As Rupert Murdoch struggles to defend his empire in the wake of the phone hacking scandal, one man has stood firm in his support for the media mogul.
Accusations that celebrities, politicians and families of the victims of the September 11 attacks in the US - and even a murdered British schoolgirl - had their voicemail messages illegally intercepted by journalists have led to widespread criticism of Mr Murdoch's News Corp.
But during the unfolding scandal, the Saudi billionaire Prince Al Waleed bin Talal, who is the second-biggest shareholder in the company, has been unwavering in support for his long-standing friend.
In a difficult period for the global media and entertainment group, Mr Murdoch has witnessed the arrest of several former staff members and suffered a physical attack in the British parliament by a protester.

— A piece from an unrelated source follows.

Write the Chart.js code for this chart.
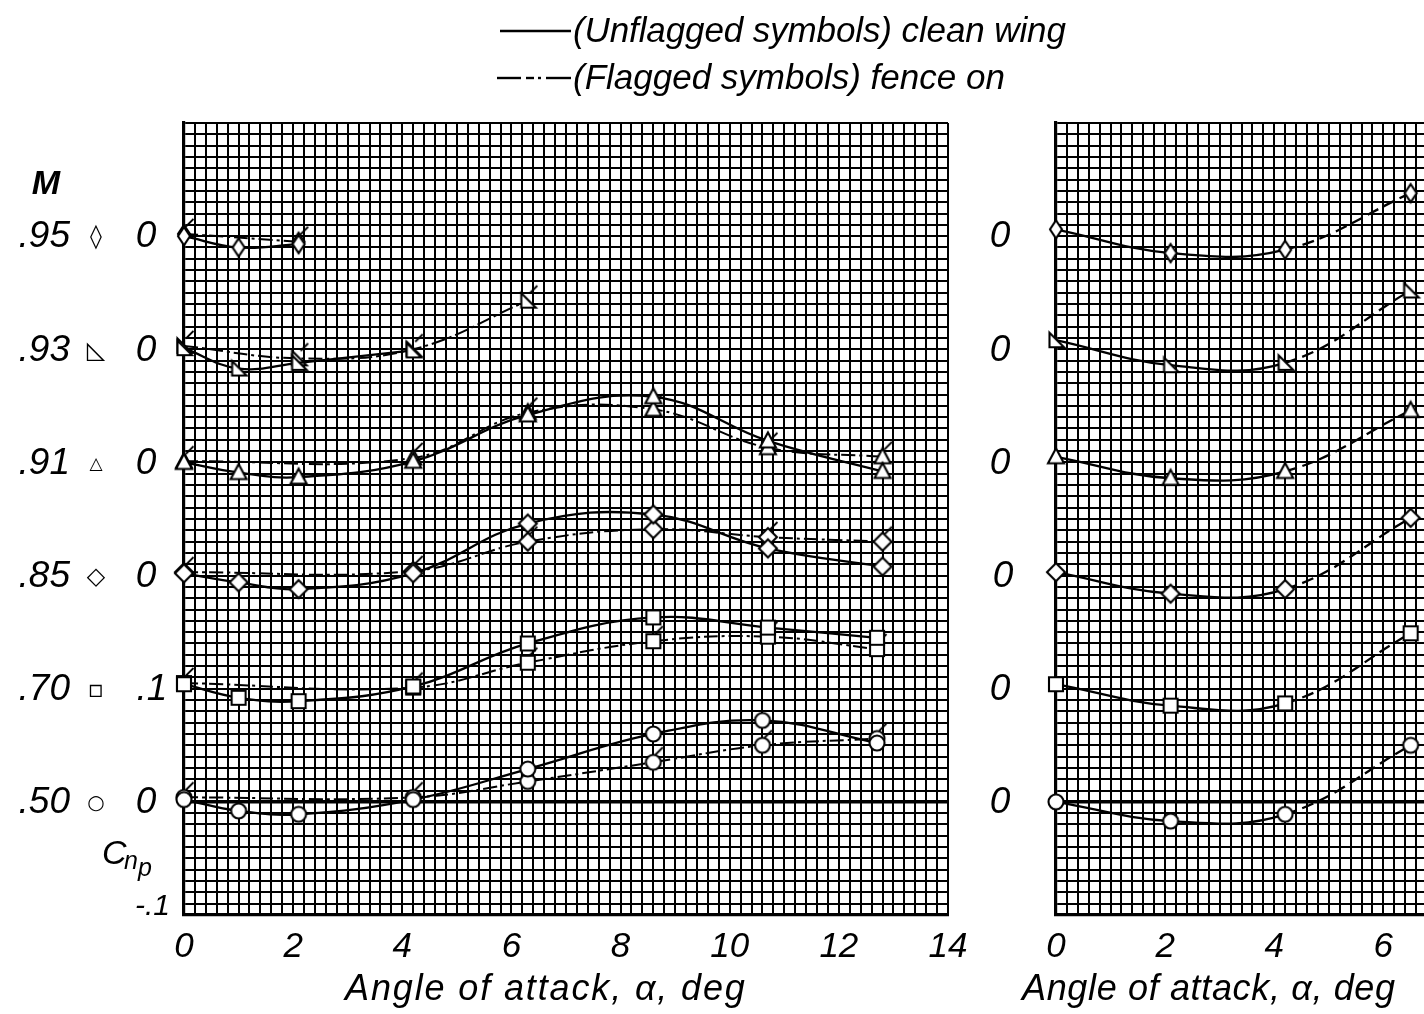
<!DOCTYPE html>
<html><head><meta charset="utf-8">
<script src="https://cdn.jsdelivr.net/npm/chart.js@4/dist/chart.umd.min.js"></script>
<style>
html,body{margin:0;padding:0;background:#fff;overflow:hidden;width:1424px;height:1014px;position:relative;}
canvas{position:absolute;top:0;}
#c1{left:0;}
#c2{left:970px;}
</style></head><body>
<canvas id="c1" width="1100" height="1014"></canvas>
<canvas id="c2" width="470" height="1014"></canvas>
<script>
// ---------------- DATA ----------------
const machLabels   = ['.50', '.70', '.85', '.91', '.93', '.95'];
const machSymbols  = ['○', '▫', '◇', '△', '◺', '◊'];
const rowOffsets   = [0, 0.1, 0.2, 0.3, 0.4, 0.5];
const cnpRowLabels = ['0', '.1', '0', '0', '0', '0'];
const rightRowLabels = ['0', '0', '0', '0', '0', '0'];
const cnpBottomLabel = '-.1';
const xTickLabelsLeft = [0, 2, 4, 6, 8, 10, 12, 14];
const xTickLabelsRight = [0, 2, 4, 6];
const xTitle = 'Angle of attack, α, deg';
const legendTexts = ['(Unflagged symbols) clean wing', '(Flagged symbols) fence on'];

// M = .50
const alpha50Clean = [0, 1, 2.1, 4.2, 6.3, 8.6, 10.6, 12.7];
const cnp50Clean   = [0.002, -0.008, -0.011, 0.002, 0.029, 0.060, 0.072, 0.052];
const alpha50Fence = [0, 4.2, 6.3, 8.6, 10.6, 12.7];
const cnp50Fence   = [0.004, 0.004, 0.018, 0.035, 0.050, 0.056];
// M = .70
const alpha70Clean = [0, 1, 2.1, 4.2, 6.3, 8.6, 10.7, 12.7];
const cnp70Clean   = [0.004, -0.008, -0.011, 0.002, 0.040, 0.063, 0.054, 0.045];
const alpha70Fence = [0, 4.2, 6.3, 8.6, 10.7, 12.7];
const cnp70Fence   = [0.005, 0.001, 0.023, 0.042, 0.046, 0.035];
// M = .85
const alpha85Clean = [0, 1, 2.1, 4.2, 6.3, 8.6, 10.7, 12.8];
const cnp85Clean   = [0.002, -0.006, -0.012, 0.002, 0.046, 0.054, 0.024, 0.008];
const alpha85Fence = [0, 4.2, 6.3, 8.6, 10.7, 12.8];
const cnp85Fence   = [0.003, 0.004, 0.030, 0.041, 0.034, 0.030];
// M = .91
const alpha91Clean = [0, 1, 2.1, 4.2, 6.3, 8.6, 10.7, 12.8];
const cnp91Clean   = [0.000, -0.009, -0.013, 0.001, 0.042, 0.058, 0.019, -0.008];
const alpha91Fence = [0, 4.2, 6.3, 8.6, 10.7, 12.8];
const cnp91Fence   = [0.001, 0.004, 0.044, 0.047, 0.013, 0.005];
// M = .93
const alpha93Clean = [0, 1, 2.1, 4.2];
const cnp93Clean   = [0.001, -0.017, -0.012, -0.001];
const alpha93Fence = [0, 2.1, 4.2, 6.3];
const cnp93Fence   = [0.003, -0.008, 0.000, 0.043];
// M = .95
const alpha95Clean = [0, 1, 2.1];
const cnp95Clean   = [0.000, -0.010, -0.007];
const alpha95Fence = [0, 2.1];
const cnp95Fence   = [0.002, -0.005];

// right panel
const alphaRight = [0, 2.1, 4.2, 6.5];
const cnpRight50 = [0.000, -0.017, -0.011, 0.050];
const cnpRight70 = [0.004, -0.015, -0.013, 0.049];
const cnpRight85 = [0.003, -0.016, -0.012, 0.051];
const cnpRight91 = [0.005, -0.014, -0.008, 0.046];
const cnpRight93 = [0.008, -0.014, -0.012, 0.052];
const cnpRight95 = [0.006, -0.015, -0.012, 0.038];

const cleanSets = [
  [alpha50Clean, cnp50Clean], [alpha70Clean, cnp70Clean], [alpha85Clean, cnp85Clean],
  [alpha91Clean, cnp91Clean], [alpha93Clean, cnp93Clean], [alpha95Clean, cnp95Clean]];
const fenceSets = [
  [alpha50Fence, cnp50Fence], [alpha70Fence, cnp70Fence], [alpha85Fence, cnp85Fence],
  [alpha91Fence, cnp91Fence], [alpha93Fence, cnp93Fence], [alpha95Fence, cnp95Fence]];
const rightSets = [cnpRight50, cnpRight70, cnpRight85, cnpRight91, cnpRight93, cnpRight95];

// ---------------- STYLE ----------------
const shapes = ['circle', 'square', 'diamond', 'triangle', 'rightTri', 'thinDiamond'];
const FONT = '"Liberation Sans", Arial, sans-serif';

function marker(shape, flag) {
  const c = document.createElement('canvas');
  c.width = 34; c.height = 34;
  const g = c.getContext('2d');
  g.translate(17, 17);
  g.lineWidth = 2.1; g.strokeStyle = '#000'; g.fillStyle = '#fff';
  g.beginPath();
  if (shape === 'circle') g.arc(0, 0, 7.5, 0, Math.PI * 2);
  else if (shape === 'square') g.rect(-7, -7, 14, 14);
  else if (shape === 'diamond') { g.moveTo(0, -9); g.lineTo(9, 0); g.lineTo(0, 9); g.lineTo(-9, 0); g.closePath(); }
  else if (shape === 'thinDiamond') { g.moveTo(0, -9); g.lineTo(6, 0); g.lineTo(0, 9); g.lineTo(-6, 0); g.closePath(); }
  else if (shape === 'triangle') { g.moveTo(0, -8.5); g.lineTo(8, 6.5); g.lineTo(-8, 6.5); g.closePath(); }
  else if (shape === 'rightTri') { g.moveTo(-6.5, -7.5); g.lineTo(-6.5, 7); g.lineTo(8, 7); g.closePath(); }
  g.fill(); g.stroke();
  if (flag) {
    g.beginPath(); g.lineWidth = 1.8;
    g.moveTo(2, -7.5); g.lineTo(9.5, -15); g.stroke();
  }
  return c;
}
const cleanMarkers = shapes.map(s => marker(s, false));
const fenceMarkers = shapes.map(s => marker(s, true));

function pts(alpha, cnp, off) { return alpha.map((a, k) => ({ x: a, y: off + cnp[k] })); }

function gridWidth(ctx) {
  const v = ctx.tick ? ctx.tick.value : 1;
  if (Math.abs(v) < 1e-9 && ctx.scale.axis === 'y') return 3.4;
  return 2;
}

function fitText(ctx, text, x1, x2, yMid, font) {
  ctx.font = font;
  ctx.letterSpacing = '0px';
  const w = ctx.measureText(text).width;
  const sp = (x2 - x1 - w) / Math.max(1, text.length - 1);
  ctx.letterSpacing = sp.toFixed(2) + 'px';
  ctx.textAlign = 'left'; ctx.textBaseline = 'middle';
  ctx.fillText(text, x1, yMid);
  ctx.letterSpacing = '0px';
}

function baseScales(xMax, yWidth, xTicks) {
  return {
    x: {
      type: 'linear', min: 0, max: xMax,
      grid: { color: '#000', lineWidth: gridWidth, drawTicks: false },
      border: { display: true, color: '#000', width: 3.2 },
      ticks: {
        stepSize: 0.2, autoSkip: false, maxRotation: 0, maxTicksLimit: 1000,
        padding: 11, color: '#000',
        font: { family: FONT, style: 'italic', size: 35 },
        callback: v => {
          const r = Math.round(v);
          return (Math.abs(v - r) < 1e-6 && xTicks.includes(r)) ? String(r) : '';
        }
      },
      afterFit: s => { s.height = 99; }
    },
    y: {
      type: 'linear', min: -0.1, max: 0.6,
      grid: { color: '#000', lineWidth: gridWidth, drawTicks: false },
      border: { display: true, color: '#000', width: 3.2 },
      ticks: { stepSize: 0.01, maxTicksLimit: 1000, display: false },
      afterFit: s => { s.width = yWidth; }
    }
  };
}

// ---------------- LEFT CHART ----------------
const leftDatasets = [];
for (let i = 0; i < 6; i++) {
  leftDatasets.push({
    data: pts(cleanSets[i][0], cleanSets[i][1], rowOffsets[i]),
    borderColor: '#000', borderWidth: 2.3, tension: 0.4, fill: false, clip: false,
    pointStyle: cleanMarkers[i], pointRadius: 8
  });
  leftDatasets.push({
    data: pts(fenceSets[i][0], fenceSets[i][1], rowOffsets[i]),
    borderColor: '#000', borderWidth: 2, tension: 0.4, fill: false, clip: false,
    borderDash: [14, 4, 3, 4],
    pointStyle: fenceMarkers[i], pointRadius: 8
  });
}

const leftText = {
  id: 'leftText',
  afterDraw(chart) {
    const ctx = chart.ctx, ys = chart.scales.y;
    ctx.save();
    ctx.fillStyle = '#000'; ctx.strokeStyle = '#000';
    // legend line samples
    ctx.lineWidth = 2.6;
    ctx.beginPath(); ctx.moveTo(500, 31); ctx.lineTo(571, 31); ctx.stroke();
    ctx.lineWidth = 2.4;
    [[497, 521], [526, 534], [538, 541], [546, 571]].forEach(s => {
      ctx.beginPath(); ctx.moveTo(s[0], 78); ctx.lineTo(s[1], 78); ctx.stroke();
    });
    fitText(ctx, legendTexts[0], 573, 1066, 32, 'italic 35px ' + FONT);
    fitText(ctx, legendTexts[1], 573, 1005, 79, 'italic 35px ' + FONT);
    // M header
    ctx.font = 'bold italic 34px ' + FONT;
    ctx.textAlign = 'center'; ctx.textBaseline = 'middle';
    ctx.fillText('M', 46, 185);
    const symSize = ['20px', '24px', '24px', '17px', '24px', '24px'];
    for (let i = 0; i < 6; i++) {
      const y = ys.getPixelForValue(rowOffsets[i]);
      ctx.font = 'italic 37px ' + FONT;
      ctx.textAlign = 'right'; ctx.textBaseline = 'middle';
      ctx.fillText(machLabels[i], 70, y + 1);
      ctx.font = 'bold ' + symSize[i] + ' "DejaVu Sans"';
      ctx.textAlign = 'center';
      ctx.fillText(machSymbols[i], 96, y + 2);
      ctx.font = 'italic 37px ' + FONT;
      ctx.fillText(cnpRowLabels[i], i === 1 ? 152 : 146, y + 1);
    }
    const yb = ys.getPixelForValue(-0.1);
    ctx.font = 'italic 30px ' + FONT;
    ctx.textAlign = 'right';
    ctx.fillText(cnpBottomLabel, 170, yb - 8);
    // Cnp
    ctx.textAlign = 'left';
    ctx.font = 'italic 34px ' + FONT; ctx.fillText('C', 102, 855);
    ctx.font = 'italic 25px ' + FONT; ctx.fillText('n', 124, 862);
    ctx.font = 'italic 25px ' + FONT; ctx.fillText('p', 138, 869);
    // x title
    fitText(ctx, xTitle, 345, 745, 990, 'italic 36px ' + FONT);
    ctx.restore();
  }
};

new Chart(document.getElementById('c1'), {
  type: 'line',
  data: { datasets: leftDatasets },
  options: {
    responsive: false, animation: false, devicePixelRatio: 1,
    layout: { padding: { left: 0, right: 152, top: 123, bottom: 0 } },
    plugins: { legend: { display: false }, tooltip: { enabled: false } },
    scales: baseScales(14, 184, xTickLabelsLeft)
  },
  plugins: [leftText]
});

// ---------------- RIGHT CHART ----------------
const rightDatasets = rightSets.map((cnp, i) => ({
  data: pts(alphaRight, cnp, rowOffsets[i]),
  borderColor: '#000', borderWidth: 2.3, tension: 0.4, fill: false, clip: false,
  pointStyle: cleanMarkers[i], pointRadius: 8,
  segment: { borderDash: c => c.p0DataIndex >= 2 ? [12, 6] : undefined }
}));

const rightText = {
  id: 'rightText',
  afterDraw(chart) {
    const ctx = chart.ctx, ys = chart.scales.y;
    ctx.save(); ctx.fillStyle = '#000';
    ctx.font = 'italic 37px ' + FONT;
    ctx.textAlign = 'center'; ctx.textBaseline = 'middle';
    for (let i = 0; i < 6; i++) {
      const y = ys.getPixelForValue(rowOffsets[i]);
      ctx.fillText(rightRowLabels[i], i === 2 ? 33 : 30, y + 1);
    }
    fitText(ctx, xTitle, 52, 425, 990, 'italic 36px ' + FONT);
    ctx.restore();
  }
};

new Chart(document.getElementById('c2'), {
  type: 'line',
  data: { datasets: rightDatasets },
  options: {
    responsive: false, animation: false, devicePixelRatio: 1,
    layout: { padding: { left: 0, right: 13, top: 123, bottom: 0 } },
    plugins: { legend: { display: false }, tooltip: { enabled: false } },
    scales: baseScales(6.8, 86, xTickLabelsRight)
  },
  plugins: [rightText]
});
</script>
</body></html>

This week it emerged thatClive Goodman, the former royal editor of the News of the World, had warned that illegal eavesdropping was rife at the newspaper. Mr Goodman, who was jailed in January 2007 for phone hacking, claimed in a letter sent to the human resources director at the newspaper's parent company that hacking was carried out with "the full knowledge and support" of the paper's leadership.
Mr Murdoch's son, James, who runs News Corp's operations in Europe and Asia, may be recalled by Britain's parliament to answer further questions about the affair.
Yet despite these upheavals, Prince Alwaleed, who owns 7 per cent of News Corp's voting shares, said he remained committed to the company as a "long-term investment". The prince publicly backed Rupert and James Murdoch's handling of the crisis, and said there was no need to change the dual-class share structure of the company that gives the Murdoch family disproportionate voting rights.
Given the strong relationship between Rupert Murdoch and Prince Al Waleed, media commentators say the Middle East is likely to be of special interest to News Corp as it looks to recover from the phone hacking crisis.
"I think it is an opportunity for News Corp to expand in the Middle East," says Ali Jaber, the dean of the Mohammed bin Rashid School for Communication at the American University of Dubai.
In the fall-out of the scandal, News Corp was forced to drop its proposed takeover of the British broadcaster BSkyB. But Mr Jaber believes the company will now have to look elsewhere for revenue growth.
"The Arab world is still the only area that has money in it, and the media is still thriving here," he says. "People are still investing in setting up new television channels and new newspapers, which is something that cannot be said in other markets in the western world."
In an illustration of the close ties between Prince Al Waleed and Mr Murdoch, News Corp bought a stake in the Saudi tycoon's media company Rotana. In May, Mr Murdoch boosted this stake to 14.53 per cent and has until November next year to exercise an option to increase the company's holdings to 18.2 per cent.
News Corps presence in the Gulf has been growing in the past few years. BSkyB, in which News Corp owns a 39.1 per cent stake, plans to launch an Arabic version of Sky News in Abu Dhabi next year.
"They are doing everything they can to expand in the region," says Mazen Nahawi, a media executive based in Dubai.
Mr Nahawi is the founder and president of News Group International, which specialises in media monitoring, and has an association with News Corp through an agreement to market the Dow Jones Factiva service in the Middle East and North Africa. "I've heard from multiple News Corp divisions that there's a lot of interest in the region, and they want to do more.
"I see many News Corp executives coming and going, much more frequently than ever before," says Mr Nahawi.
Still, Mr Nahawi believes News Corp's operations in the Middle East, which include the Fox and Star television networks, need more cohesion. "The crown jewels - Fox, Sky, Star, Dow Jones - they're all here," he says. "The question is, are they here with passion? And I think that's probably the missing link.
"News Corporation needs a CEO for the Middle East. And it needs someone who can bring together those disparate assets and coordinate them among the varying partners," adds Mr Nahawi, pointing out that the biggest opportunities for News Corp in the region revolve around television.
That is a key concern of Prince Al Waleed's Rotana. The company is one of the biggest broadcasters in the region, and runs Rotana Cinema, the second-most lucrative channel by advertising revenues.
Yet Rotana faces competition from the Saudi-owned network MBC, which is reported to rake in more than half of the region's TV advertising revenues, which total more than US$1 billion (Dh3.67bn) a year.
But Rotana's share of the sector is growing. In the first half of the year, Prince Al Waleed's group grabbed almost 14 per cent of the total pan-Arab advertising market. This is the kind of presence that News Corp would love to have in the region.
Looking ahead, Mr Nahawi does not believe the phone hacking scandal will prove a major headache for the Murdoch empire in the Middle East.
"While this has been a very painful and humiliating episode for News Corp … ultimately it will bring in the kind of corporate governance that will help improve it as a company for the long run," he says. "I'm sure that's where Prince Al Waleed is coming from as well."